MILTON, Ga. -- Welcome to the future of college golf, which might already have teed off.

One golfer who offered a glimpse into the crystal ball on Thursday during the final round of stroke play in the NCAA Division I Men’s Golf Championship was Oklahoma State’s Ian Davis.

He didn’t win individual medalist honors -- but Davis made a run at it. He was at 3-under for the day and 6-under for the tournament coming into his final hole, the par-4, 523-yard ninth on the Crabapple Course at the Capital City Club. That had him just one off the leader in the clubhouse at the time.

Of course, that leader still had 18 holes left to play, as did most of the top individuals on the leaderboard who had afternoon tee times opposed to the morning one Davis had. So when Davis missed a short par putt and had to settle for bogey on his last hole, dropping him to 5-under for the 54-hole stroke-play portion of the event, he knew any hope he had of winning was dashed.

Yet he left the course at the end of the day encouraged by what had transpired.

“I felt like I could throw something low out there” said Davis, a junior. “I knew the guys playing in the afternoon, the wind would pick up a little bit. I didn’t think the scores would be quite as low.

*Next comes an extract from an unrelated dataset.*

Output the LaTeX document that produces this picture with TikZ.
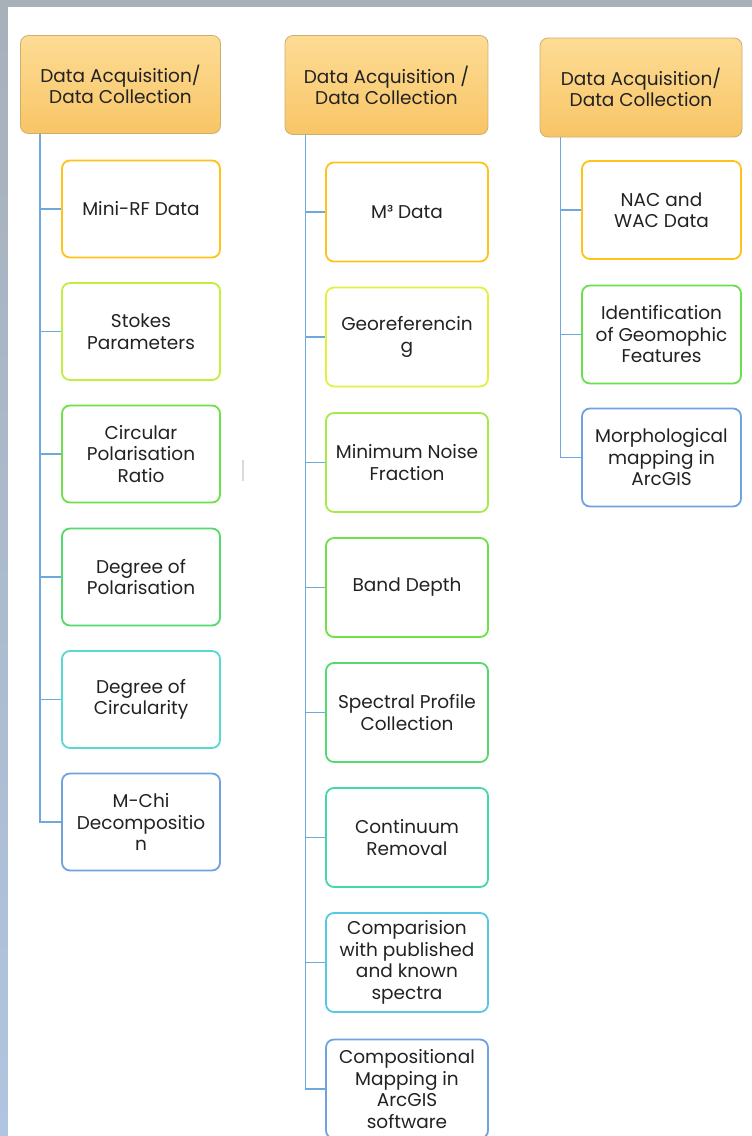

“I was trying all day to get to 7- or 8-under, which would have been 5-under for the day for me. And I was right there. I didn’t convert a couple of birdies and then I had a bogey on the last. But I played really well and I was happy with how solid I played overall this week, for sure.”

So was his coach, Mike McGraw, who said Davis is a shining example of the changing nature of the types of players he recruits and mentors.

A former quarterback in junior high school and point guard in basketball through his first two years of high school, Davis used not only his golf talent but pure athletic ability – and a mentality honed from a mixture of all his sports’ experiences – to make his run toward the front of the individual leaderboard on Thursday.

“When I was a junior golfer, the only golfers were non-athletes who weren’t good enough or interested enough in the other sports,” McGraw said. “That’s all changed now. More and more athletes are coming into our sport from other sports at earlier ages. And I’m going to recruit them every chance I get, I can tell you that.”

McGraw’s point is that it’s easier to take an athlete whose golf game is maybe on the raw side and make him into a superior player than it is to take a more finely-honed player out of high school and try to squeeze more out of him when perhaps he’s already reached his maximum potential.

“If I had it to do over again myself, I’d try to be an athlete first and a golfer second,” McGraw said.

As evidenced by his play Thursday and throughout the 54-hole individual portion of the NCAA championship, Davis is beginning to become a wonderful mixture of both.

“I think just competing, going out there every time thinking you’re going to win. In basketball, late in games, you’d have to kind of clutch-up and show what you’re made of,” Davis said. “I think that sort of fighting mentality kind of poured over into golf for me and for a lot of other guys on our team as well.

“I played football in junior high and then played basketball in high school until my junior year. Then I quit that to focus more on golf. But those two sports – and I also played baseball growing up and soccer – but mainly those two sports really helped me. They helped me with understanding the team concept, too, where it’s not all about you.”

McGraw agreed with his player’s self-analysis.

“Among other things, I think the pressure-type situations they find themselves in other sports translate well over to our sport. They know how to deal with the pressure,” McGraw said.

“Ian is not the tallest. He’s maybe not the fastest or the strongest. But he can take a lot from his earlier athletic experiences and apply them to the game of golf. He already has, and as he learns to play the game he can rely on those experiences even more.”

And it’s not like Davis waited until he was done with hoops before picking up a golf club. In fact, that couldn’t be further from the truth.

“My dad had me out there at a really young age, basically from when I could walk,” Davis said. “I still have a cut-down 7-iron where the grip is almost longer than the club is. But I really started focusing on golf when we moved to Oklahoma [from Hoover, Ala.] in what was my eighth-grade year. I knew kind of all throughout middle school and into high school that this is what I wanted to do.

“It was hard giving up basketball, but I had to. I didn’t have the time to put into it that it required. I couldn’t play AAU because that was always in the summer, when I had to play golf. So it was hard, but it was a decision I had to make to focus more on golf – because I knew that’s what I wanted to do.”

McGraw said Davis has been perhaps Oklahoma State’s most consistent player this season, but that his finish in the NCAA championship showed that he can take his game to another level. McGraw said he knows Davis has the athletic tools and mental edge to do it, thanks largely to his background.

“I think he’s always fallen upon those experiences as an athlete to help him in golf, but as a golfer he really didn’t know what he was doing for a long time,” McGraw said. “I think this is a springboard for him. Or at least I hope that it is. That’s the way I’m looking at it and I hope he is, too.”